Ultimately I don't know where Zimbabwe is heading, especially now with the recent elections this year, where Mugabe won... where does the future hold for this country that its citizens cannot help but love in spite of all the hardships and tragedy?
Oriana's review from January 2011 pretty much says all that can be said about this book's intensity and the way it will make you feel. Wow! You won't put it down. You will burn through it all in one night and feel awakened, outraged, and ready to buy copies for your smarter and more conscientious friends. Here's what I liked best: You know that mental block you experience when you read about "government crackdowns" and "purges" and "persecutions" in bland mainstream news coverage? You know that vague sense of unease that such polite and evasive words create, that sense that you're not getting the full story? You will not have that underwhelming reaction with this book. The men and women interviewed here speak clearly and directly of their lives under the elderly sociopath Robert Mugabe's regime, creating the kind of immediacy and honesty that's absent in a lot of history or political science books.

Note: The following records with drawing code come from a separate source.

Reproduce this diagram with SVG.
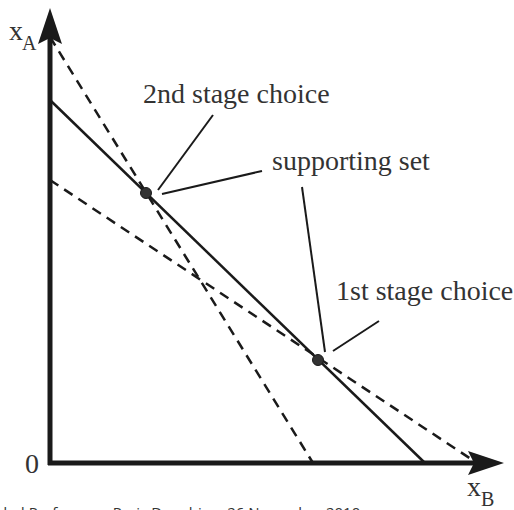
<svg xmlns="http://www.w3.org/2000/svg" width="514" height="510" viewBox="0 0 514 510">
<style>
.lbl{font-family:'Liberation Serif','Times New Roman','DejaVu Serif',serif;font-size:28px;fill:#333}
.sub{font-family:'Liberation Serif','Times New Roman','DejaVu Serif',serif;font-size:20px;fill:#333}
.solid{stroke:#1a1a1a;stroke-width:2.5;fill:none}
.dash{stroke:#1a1a1a;stroke-width:2.5;fill:none;stroke-dasharray:10,7}
.ptr{stroke:#1a1a1a;stroke-width:2;fill:none}
.axis{stroke:#1a1a1a;stroke-width:5;fill:none}
.foot{font-family:'Open Sans','DejaVu Sans',sans-serif;font-size:15px;fill:#333}
</style>
<rect width="514" height="510" fill="#fff"/>
<g id="axes">
<path class="axis" d="M50,465 V36 M48,463 H474"/>
<polygon points="50,8 62,44 50,38 38,44" fill="#1a1a1a"/>
<polygon points="504,463 468,451 474,463 468,475" fill="#1a1a1a"/>
</g>
<g id="budget-lines">
<path class="solid" d="M50,100 L425,463"/>
<path class="dash" d="M50,37 L313,463"/>
<path class="dash" d="M50,180 L474,461"/>
</g>
<g id="connectors">
<path class="ptr" d="M213,115 L158,190"/>
<path class="ptr" d="M262,171 L162,194"/>
<path class="ptr" d="M302,187 L325,352"/>
<path class="ptr" d="M379,321 L333,351"/>
</g>
<g id="choice-2nd"><circle cx="146" cy="193" r="5.5" fill="#333" stroke="#1a1a1a" stroke-width="1"/></g>
<g id="choice-1st"><circle cx="318" cy="360" r="5.5" fill="#333" stroke="#1a1a1a" stroke-width="1"/></g>
<g id="label-2nd"><text class="lbl" font-family="Liberation Serif, serif" x="143" y="103">2nd stage choice</text></g>
<g id="label-support"><text class="lbl" font-family="Liberation Serif, serif" x="272" y="170">supporting set</text></g>
<g id="label-1st"><text class="lbl" font-family="Liberation Serif, serif" x="336" y="300">1st stage choice</text></g>
<g id="label-xA"><text class="lbl" x="9" y="40">x</text><text class="sub" x="22" y="50">A</text></g>
<g id="label-xB"><text class="lbl" x="467" y="496">x</text><text class="sub" x="481" y="506">B</text></g>
<g id="label-0"><text class="lbl" x="25" y="473">0</text></g>
<text class="foot" x="-2" y="518">ded Preference, Paris Dauphine, 26 November 2010</text>
</svg>
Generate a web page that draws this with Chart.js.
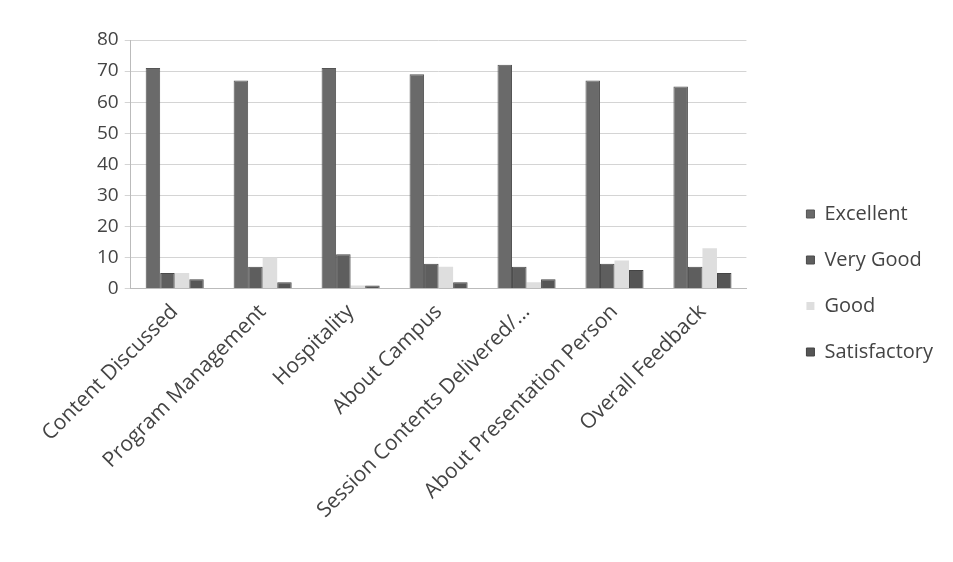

I attribute that equally to the compelling subject matter and to the great editors and interviewers who clearly researched the hell out of their subject (the appendices will quickly get you up to date on Zimbabwe). While the details in some of the stories may appall you, at no point will you catch a whiff of voyeurism. This is journalism with a purpose; it's enough to make the jaded not only care about the rest of the world, but acknowledge that's okay to care.
I love narratives featuring individuals and their various experiences. It's a difficult -- some of the stories these survivors tell are quite horrifying -- but worth while read.
This book makes it impossible to ignore the dreadful things that have happened in Zimbabwe under Robert Mugabe's dictatorship and the devastating impact this has had on the lives of its citizens.